Design should respond to the users. If whole-person wellness requires accommodating and encouraging our social dimension, we shouldn’t kill our desire for group experiences by bad design. Don’t trap people in single entrance rooms or discourage them from ever entering in the first place. Residents are conscious of imposing on other people. Designers should be too.
“That’s right. And so here’s something. Can we design to ameliorate that? Yes! You have multiple doors so you can get in this way, get out that way. It makes the circulation easier. Reduces any level of embarrassment. There are just some nuances of that sort that support wellness. If I don’t want to go too far into the room I may decide to not even go that day because I’m concerned or self-conscious. It’s just a very simple design thing than can support issues like that. And it all goes back to wellness. If I don’t feel well or right in the space, then there is something wrong with the design.”

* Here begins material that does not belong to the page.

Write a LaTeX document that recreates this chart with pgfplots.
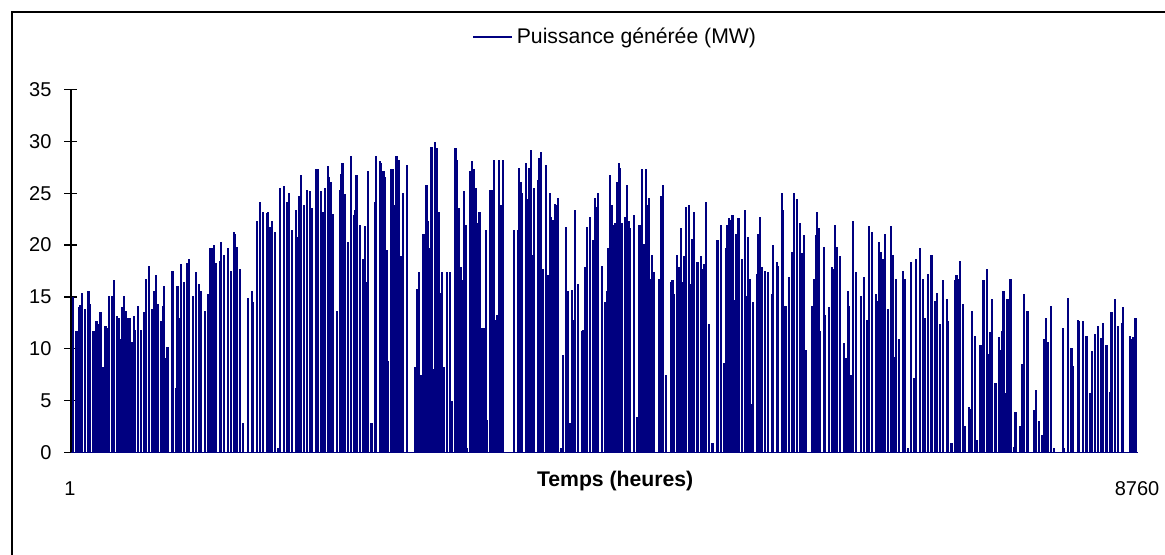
\documentclass[border=0pt]{standalone}
\usepackage{fontspec}
\setmainfont{Liberation Sans}
\usepackage{pgfplots}
\pgfplotsset{compat=1.18}
\usepackage{pgfplotstable}
\definecolor{navy}{RGB}{0,0,128}
\pgfplotstableread{
h v
19 15.0
46 11.7
63 14.0
77 14.2
90 15.4
118 13.8
145 15.6
159 14.3
186 11.7
210 12.7
224 12.4
243 13.5
260 8.2
284 12.2
298 12.0
314 15.1
339 15.1
353 16.6
380 13.2
394 13.0
410 10.9
424 14.0
437 15.1
454 13.6
467 13.0
481 13.0
506 10.7
519 13.2
530 11.8
549 14.1
574 11.8
601 13.5
615 16.7
642 18.0
670 13.8
683 15.6
700 17.1
713 14.3
738 12.7
754 14.1
768 16.1
782 9.1
793 10.2
834 17.5
861 6.2
875 16.1
888 13.0
905 18.2
932 16.4
957 18.3
973 18.7
1000 15.1
1028 17.4
1055 16.2
1066 15.6
1099 13.6
1126 15.3
1142 19.7
1162 19.7
1175 20.0
1194 18.3
1222 18.5
1235 20.3
1260 19.0
1293 19.7
1317 17.5
1336 21.3
1350 21.1
1361 19.8
1391 17.7
1416 2.8
1454 14.9
1484 15.6
1498 14.5
1525 22.3
1555 24.2
1580 23.2
1607 23.1
1621 23.2
1635 21.7
1654 22.3
1678 21.3
1703 0.4
1719 25.5
1747 25.7
1774 24.2
1790 25.0
1818 21.5
1845 23.4
1859 20.8
1872 24.7
1886 26.8
1911 23.9
1941 25.3
1962 25.2
1979 23.6
2012 27.3
2028 27.3
2050 25.2
2066 23.2
2083 25.5
2107 27.6
2118 26.6
2137 26.1
2154 23.0
2181 13.6
2206 25.3
2219 26.9
2230 27.9
2252 24.9
2274 20.3
2301 28.6
2323 22.9
2331 23.4
2345 26.8
2370 21.9
2397 18.7
2411 21.8
2427 16.4
2438 27.1
2468 2.8
2493 24.2
2506 28.6
2534 28.1
2545 27.9
2566 27.1
2580 26.6
2591 19.5
2605 8.8
2632 27.3
2646 27.3
2659 23.9
2673 28.6
2695 28.2
2706 18.9
2730 25.0
2758 27.7
2829 8.2
2843 15.8
2856 17.4
2878 7.5
2895 21.1
2919 25.8
2933 22.3
2947 19.7
2960 29.5
2974 8.1
2988 29.9
3001 29.4
3018 23.2
3034 15.4
3048 17.4
3061 8.2
3089 17.4
3113 17.4
3130 5.0
3157 29.4
3171 28.2
3187 23.6
3201 17.9
3214 16.6
3225 25.2
3239 21.9
3255 0.4
3277 27.1
3294 28.1
3307 27.3
3324 25.5
3337 22.1
3354 23.2
3362 20.3
3378 12.0
3392 12.0
3406 21.5
3419 3.1
3444 25.3
3460 25.3
3474 28.2
3488 12.8
3501 13.3
3515 28.2
3529 23.9
3545 28.2
3641 21.5
3668 21.5
3682 27.4
3695 26.1
3706 25.0
3734 27.9
3747 24.4
3761 27.4
3777 29.2
3791 19.0
3805 25.5
3832 26.3
3846 28.4
3859 29.0
3876 17.7
3903 27.7
3917 17.1
3930 25.0
3944 22.7
3958 22.4
3971 24.0
3985 23.9
3999 24.5
4026 0.4
4040 9.4
4067 21.7
4081 15.6
4097 2.8
4111 15.7
4122 12.8
4138 23.4
4165 16.2
4193 11.7
4206 11.8
4220 17.9
4234 21.7
4261 22.7
4288 20.5
4302 24.5
4316 23.7
4329 25.0
4359 18.0
4381 14.5
4401 15.6
4412 19.7
4425 26.8
4439 23.9
4453 21.9
4466 22.1
4483 26.1
4496 27.9
4510 27.4
4524 22.1
4548 22.7
4565 25.8
4578 22.3
4592 21.6
4619 22.9
4647 3.4
4663 21.9
4677 21.9
4690 27.3
4704 20.1
4718 27.3
4731 23.9
4745 24.5
4761 16.7
4772 19.0
4786 17.4
4830 16.7
4843 24.7
4857 25.8
4884 7.5
4925 16.4
4939 16.6
4953 15.3
4977 19.0
4991 17.9
5007 21.6
5018 16.4
5035 18.9
5048 23.7
5076 23.9
5089 16.2
5103 20.6
5117 23.2
5144 18.4
5171 18.9
5182 17.7
5199 18.2
5212 24.2
5240 12.4
5267 0.9
5308 20.5
5335 21.9
5363 8.6
5376 19.7
5390 21.9
5404 22.6
5417 22.4
5431 22.9
5447 14.7
5458 21.1
5475 22.6
5488 22.6
5508 18.7
5532 23.4
5549 15.1
5562 20.8
5576 16.7
5590 4.7
5603 14.5
5631 17.2
5644 21.1
5658 22.7
5672 17.9
5699 17.5
5726 17.4
5753 15.3
5767 20.0
5794 18.4
5808 18.0
5836 25.0
5849 23.4
5866 14.1
5893 16.9
5918 19.3
5934 25.0
5961 24.4
5986 22.1
6002 19.2
6016 21.0
6032 9.9
6084 14.1
6098 16.7
6114 21.0
6125 23.2
6139 21.6
6153 11.7
6180 19.8
6194 13.3
6221 14.0
6248 17.9
6259 17.7
6276 21.9
6292 19.8
6317 18.9
6344 10.6
6360 9.1
6377 15.6
6390 14.1
6404 7.5
6418 22.3
6442 17.4
6483 15.1
6511 16.9
6538 12.8
6554 21.8
6579 21.3
6606 15.3
6620 14.6
6634 20.3
6647 19.3
6664 18.7
6680 21.1
6705 13.8
6732 21.8
6746 19.0
6759 9.2
6776 16.7
6800 10.9
6830 17.5
6844 16.7
6871 0.4
6899 18.4
6923 7.2
6940 18.7
6967 19.7
6992 16.7
7008 13.0
7035 17.2
7065 19.0
7090 14.6
7107 15.4
7134 12.4
7161 16.6
7189 14.8
7202 12.7
7229 0.9
7257 16.6
7270 17.1
7284 16.7
7301 18.5
7325 14.3
7342 2.6
7369 4.4
7383 4.2
7396 13.6
7424 11.2
7437 1.2
7467 10.4
7492 16.6
7519 17.7
7536 9.5
7549 11.6
7563 14.8
7590 6.7
7618 11.1
7629 9.9
7642 11.7
7656 15.6
7670 5.7
7689 14.8
7713 16.7
7741 0.5
7754 3.9
7795 2.6
7809 8.5
7825 15.3
7853 13.6
7907 4.1
7921 6.0
7948 3.0
7976 1.7
7992 10.9
8006 13.0
8020 10.7
8047 14.1
8074 0.4
8143 12.0
8156 0.4
8184 14.9
8214 10.1
8227 8.3
8265 12.8
8279 12.7
8309 12.7
8337 11.2
8364 5.7
8380 9.8
8405 11.4
8432 12.2
8460 11.0
8473 12.5
8501 10.4
8528 5.8
8542 13.5
8572 14.8
8599 12.2
8626 12.5
8640 14.0
8695 11.2
8709 10.9
8722 11.1
8739 13.0
}\powerdata
\begin{document}
\begin{tikzpicture}
\begin{axis}[
  at={(0pt,0pt)}, anchor=south west,
  scale only axis, width=533.5pt, height=181.5pt,
  xmin=1, xmax=8760, ymin=0, ymax=35,
  axis x line=bottom, axis y line=left,
  axis line style={-, line width=0.7pt, black},
  xtick={1,8760}, xticklabels={1,8760},
  x tick style={draw=none},
  xticklabel style={anchor=center, yshift=-14.75pt, xshift=-0.5pt},
  ytick={0,5,...,35},
  yticklabel style={xshift=-3pt},
  y tick style={line width=0.7pt, black},
  tick align=center, major tick length=6.5pt,
  /pgf/number format/assume math mode=true,
  xlabel={\fontsize{10.6}{12.7}\selectfont\textbf{Temps (heures)}},
  xlabel style={at={(axis description cs:0.51,0)}, anchor=center, yshift=-14.5pt},
  legend style={draw=none, fill=none, at={(axis description cs:0.511,1)}, anchor=center, yshift=26.25pt, font=\fontsize{10.6}{12.7}\selectfont},
  legend cell align=left,
]
\addplot[navy, line width=1.05pt, ycomb, mark=none,
  legend image code/.code={\draw[navy, line width=0.7pt] (0pt,0pt) -- (19.5pt,0pt);}]
  table[x=h, y=v] {\powerdata};
\addlegendentry{Puissance générée (MW)}
\addplot[navy, line width=1pt, forget plot] coordinates {(1,0) (8760,0)};
\end{axis}
\draw[line width=0.8pt] (-29.5pt,-80pt) -- (-29.5pt,220.25pt) -- (600pt,220.25pt);
\pgfresetboundingbox
\useasboundingbox (-35.5pt,-50.75pt) rectangle (547pt,226.25pt);
\end{tikzpicture}
\end{document}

Conclusion. Cee Cee Hodgson reminds us that good design that empowers spiritual and emotional wellness should feature large windows with a view of and connection to the natural world. It should celebrate the landscape and natural environment and encourage visual and physical connections to life beyond our four walls. Good design should factor in the programming planned within the space. And good design should consider human behavior and ameliorate, not exacerbate, the challenges of aging.
We’ve been excerpting highlights from our discussion with Cee Cee Hodgson, of cc hodgson architectural group, and an active thought leader in designing for wellness in senior housing.